» Written problem:
Leave the pictures out, and retype all of the material exactly as written.

* BEGIN Supplied data *

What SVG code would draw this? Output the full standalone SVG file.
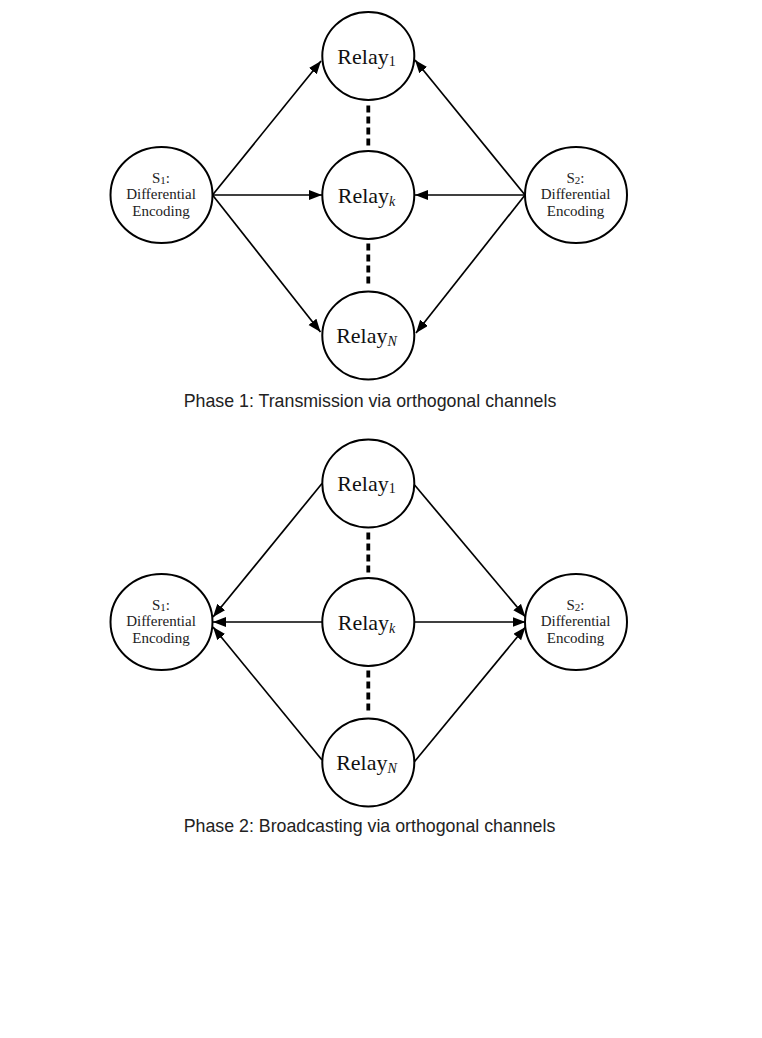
<svg xmlns="http://www.w3.org/2000/svg" width="762" height="1038" viewBox="0 0 762 1038">
<style>
.node{fill:#fff;stroke:#000;stroke-width:2}
.edge{stroke:#000;stroke-width:1.7;fill:none}
.dots{stroke:#000;stroke-width:3.8;stroke-dasharray:7 4;fill:none}
.rl{font-family:"Liberation Serif","Times New Roman",serif;font-size:22px;fill:#111;text-anchor:middle}
.sl{font-family:"Liberation Serif","Times New Roman",serif;font-size:15px;fill:#222;text-anchor:middle}
.sub{font-size:14px}
.cap{font-family:"Liberation Sans",Arial,sans-serif;font-size:17.8px;fill:#222;text-anchor:middle}
</style>
<defs>
<marker id="ah" markerUnits="userSpaceOnUse" markerWidth="14" markerHeight="11" refX="13" refY="5" orient="auto">
<path d="M0,0 L13,5 L0,10 z" fill="#000"/>
</marker>
</defs>
<rect width="762" height="1038" fill="#fff"/>

<g id="connectors">
<!-- Phase 1 -->
<line class="edge" x1="212.5" y1="195" x2="321" y2="61" marker-end="url(#ah)"/>
<line class="edge" x1="212.5" y1="195" x2="322" y2="195" marker-end="url(#ah)"/>
<line class="edge" x1="212.5" y1="195" x2="320.5" y2="332" marker-end="url(#ah)"/>
<line class="edge" x1="525" y1="195" x2="415" y2="60" marker-end="url(#ah)"/>
<line class="edge" x1="525" y1="195" x2="415" y2="195" marker-end="url(#ah)"/>
<line class="edge" x1="525" y1="195" x2="416" y2="333" marker-end="url(#ah)"/>
<line class="dots" x1="368.3" y1="105.5" x2="368.3" y2="146"/>
<line class="dots" x1="368.3" y1="243.5" x2="368.3" y2="284.5"/>
<!-- Phase 2 -->
<line class="edge" x1="322" y1="483.5" x2="213" y2="617" marker-end="url(#ah)"/>
<line class="edge" x1="322" y1="622" x2="213" y2="622" marker-end="url(#ah)"/>
<line class="edge" x1="322" y1="760" x2="213" y2="627" marker-end="url(#ah)"/>
<line class="edge" x1="414.6" y1="485" x2="525.5" y2="617" marker-end="url(#ah)"/>
<line class="edge" x1="414.6" y1="622" x2="525.5" y2="622" marker-end="url(#ah)"/>
<line class="edge" x1="414.6" y1="761.5" x2="525.5" y2="627" marker-end="url(#ah)"/>
<line class="dots" x1="368.3" y1="532.5" x2="368.3" y2="573"/>
<line class="dots" x1="368.3" y1="670.5" x2="368.3" y2="711.5"/>
</g>

<!-- Phase 1 nodes -->
<g id="p1-relay1">
<ellipse class="node" cx="368.3" cy="56" rx="46" ry="44"/>
<text class="rl" x="366.5" y="63.5">Relay<tspan class="sub" dy="2">1</tspan></text>
</g>
<g id="p1-relayk">
<ellipse class="node" cx="368.3" cy="195" rx="46" ry="44"/>
<text class="rl" x="366.5" y="202.5">Relay<tspan class="sub" dy="3" font-style="italic">k</tspan></text>
</g>
<g id="p1-relayN">
<ellipse class="node" cx="368.3" cy="335.5" rx="46" ry="44"/>
<text class="rl" x="366.5" y="343">Relay<tspan class="sub" dy="3" font-style="italic">N</tspan></text>
</g>
<g id="p1-s1">
<ellipse class="node" cx="161.5" cy="195" rx="51" ry="48"/>
<text class="sl" x="161" y="182.5">S<tspan font-size="11" dy="1">1</tspan><tspan dy="-1">:</tspan></text>
<text class="sl" x="161" y="199">Differential</text>
<text class="sl" x="161" y="215.5">Encoding</text>
</g>
<g id="p1-s2">
<ellipse class="node" cx="576" cy="195" rx="51" ry="48"/>
<text class="sl" x="575.5" y="182.5">S<tspan font-size="11" dy="1">2</tspan><tspan dy="-1">:</tspan></text>
<text class="sl" x="575.5" y="199">Differential</text>
<text class="sl" x="575.5" y="215.5">Encoding</text>
</g>
<text id="caption1" class="cap" x="370" y="406.7">Phase 1: Transmission via orthogonal channels</text>

<!-- Phase 2 nodes -->
<g id="p2-relay1">
<ellipse class="node" cx="368.3" cy="483.5" rx="46" ry="44"/>
<text class="rl" x="366.5" y="491">Relay<tspan class="sub" dy="2">1</tspan></text>
</g>
<g id="p2-relayk">
<ellipse class="node" cx="368.3" cy="622" rx="46" ry="44"/>
<text class="rl" x="366.5" y="629.5">Relay<tspan class="sub" dy="3" font-style="italic">k</tspan></text>
</g>
<g id="p2-relayN">
<ellipse class="node" cx="368.3" cy="762.5" rx="46" ry="44"/>
<text class="rl" x="366.5" y="770">Relay<tspan class="sub" dy="3" font-style="italic">N</tspan></text>
</g>
<g id="p2-s1">
<ellipse class="node" cx="161.5" cy="622" rx="51" ry="48"/>
<text class="sl" x="161" y="609.5">S<tspan font-size="11" dy="1">1</tspan><tspan dy="-1">:</tspan></text>
<text class="sl" x="161" y="626">Differential</text>
<text class="sl" x="161" y="642.5">Encoding</text>
</g>
<g id="p2-s2">
<ellipse class="node" cx="576" cy="622" rx="51" ry="48"/>
<text class="sl" x="575.5" y="609.5">S<tspan font-size="11" dy="1">2</tspan><tspan dy="-1">:</tspan></text>
<text class="sl" x="575.5" y="626">Differential</text>
<text class="sl" x="575.5" y="642.5">Encoding</text>
</g>
<text id="caption2" class="cap" x="369.5" y="831.7">Phase 2: Broadcasting via orthogonal channels</text>
</svg>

* END Supplied data *

» Reply:
What SVG code would draw this? Output the full standalone SVG file.
<svg xmlns="http://www.w3.org/2000/svg" width="762" height="1038" viewBox="0 0 762 1038">
<style>
.node{fill:#fff;stroke:#000;stroke-width:2}
.edge{stroke:#000;stroke-width:1.7;fill:none}
.dots{stroke:#000;stroke-width:3.8;stroke-dasharray:7 4;fill:none}
.rl{font-family:"Liberation Serif","Times New Roman",serif;font-size:22px;fill:#111;text-anchor:middle}
.sl{font-family:"Liberation Serif","Times New Roman",serif;font-size:15px;fill:#222;text-anchor:middle}
.sub{font-size:14px}
.cap{font-family:"Liberation Sans",Arial,sans-serif;font-size:17.8px;fill:#222;text-anchor:middle}
</style>
<defs>
<marker id="ah" markerUnits="userSpaceOnUse" markerWidth="14" markerHeight="11" refX="13" refY="5" orient="auto">
<path d="M0,0 L13,5 L0,10 z" fill="#000"/>
</marker>
</defs>
<rect width="762" height="1038" fill="#fff"/>

<g id="connectors">
<!-- Phase 1 -->
<line class="edge" x1="212.5" y1="195" x2="321" y2="61" marker-end="url(#ah)"/>
<line class="edge" x1="212.5" y1="195" x2="322" y2="195" marker-end="url(#ah)"/>
<line class="edge" x1="212.5" y1="195" x2="320.5" y2="332" marker-end="url(#ah)"/>
<line class="edge" x1="525" y1="195" x2="415" y2="60" marker-end="url(#ah)"/>
<line class="edge" x1="525" y1="195" x2="415" y2="195" marker-end="url(#ah)"/>
<line class="edge" x1="525" y1="195" x2="416" y2="333" marker-end="url(#ah)"/>
<line class="dots" x1="368.3" y1="105.5" x2="368.3" y2="146"/>
<line class="dots" x1="368.3" y1="243.5" x2="368.3" y2="284.5"/>
<!-- Phase 2 -->
<line class="edge" x1="322" y1="483.5" x2="213" y2="617" marker-end="url(#ah)"/>
<line class="edge" x1="322" y1="622" x2="213" y2="622" marker-end="url(#ah)"/>
<line class="edge" x1="322" y1="760" x2="213" y2="627" marker-end="url(#ah)"/>
<line class="edge" x1="414.6" y1="485" x2="525.5" y2="617" marker-end="url(#ah)"/>
<line class="edge" x1="414.6" y1="622" x2="525.5" y2="622" marker-end="url(#ah)"/>
<line class="edge" x1="414.6" y1="761.5" x2="525.5" y2="627" marker-end="url(#ah)"/>
<line class="dots" x1="368.3" y1="532.5" x2="368.3" y2="573"/>
<line class="dots" x1="368.3" y1="670.5" x2="368.3" y2="711.5"/>
</g>

<!-- Phase 1 nodes -->
<g id="p1-relay1">
<ellipse class="node" cx="368.3" cy="56" rx="46" ry="44"/>
<text class="rl" x="366.5" y="63.5">Relay<tspan class="sub" dy="2">1</tspan></text>
</g>
<g id="p1-relayk">
<ellipse class="node" cx="368.3" cy="195" rx="46" ry="44"/>
<text class="rl" x="366.5" y="202.5">Relay<tspan class="sub" dy="3" font-style="italic">k</tspan></text>
</g>
<g id="p1-relayN">
<ellipse class="node" cx="368.3" cy="335.5" rx="46" ry="44"/>
<text class="rl" x="366.5" y="343">Relay<tspan class="sub" dy="3" font-style="italic">N</tspan></text>
</g>
<g id="p1-s1">
<ellipse class="node" cx="161.5" cy="195" rx="51" ry="48"/>
<text class="sl" x="161" y="182.5">S<tspan font-size="11" dy="1">1</tspan><tspan dy="-1">:</tspan></text>
<text class="sl" x="161" y="199">Differential</text>
<text class="sl" x="161" y="215.5">Encoding</text>
</g>
<g id="p1-s2">
<ellipse class="node" cx="576" cy="195" rx="51" ry="48"/>
<text class="sl" x="575.5" y="182.5">S<tspan font-size="11" dy="1">2</tspan><tspan dy="-1">:</tspan></text>
<text class="sl" x="575.5" y="199">Differential</text>
<text class="sl" x="575.5" y="215.5">Encoding</text>
</g>
<text id="caption1" class="cap" x="370" y="406.7">Phase 1: Transmission via orthogonal channels</text>

<!-- Phase 2 nodes -->
<g id="p2-relay1">
<ellipse class="node" cx="368.3" cy="483.5" rx="46" ry="44"/>
<text class="rl" x="366.5" y="491">Relay<tspan class="sub" dy="2">1</tspan></text>
</g>
<g id="p2-relayk">
<ellipse class="node" cx="368.3" cy="622" rx="46" ry="44"/>
<text class="rl" x="366.5" y="629.5">Relay<tspan class="sub" dy="3" font-style="italic">k</tspan></text>
</g>
<g id="p2-relayN">
<ellipse class="node" cx="368.3" cy="762.5" rx="46" ry="44"/>
<text class="rl" x="366.5" y="770">Relay<tspan class="sub" dy="3" font-style="italic">N</tspan></text>
</g>
<g id="p2-s1">
<ellipse class="node" cx="161.5" cy="622" rx="51" ry="48"/>
<text class="sl" x="161" y="609.5">S<tspan font-size="11" dy="1">1</tspan><tspan dy="-1">:</tspan></text>
<text class="sl" x="161" y="626">Differential</text>
<text class="sl" x="161" y="642.5">Encoding</text>
</g>
<g id="p2-s2">
<ellipse class="node" cx="576" cy="622" rx="51" ry="48"/>
<text class="sl" x="575.5" y="609.5">S<tspan font-size="11" dy="1">2</tspan><tspan dy="-1">:</tspan></text>
<text class="sl" x="575.5" y="626">Differential</text>
<text class="sl" x="575.5" y="642.5">Encoding</text>
</g>
<text id="caption2" class="cap" x="369.5" y="831.7">Phase 2: Broadcasting via orthogonal channels</text>
</svg>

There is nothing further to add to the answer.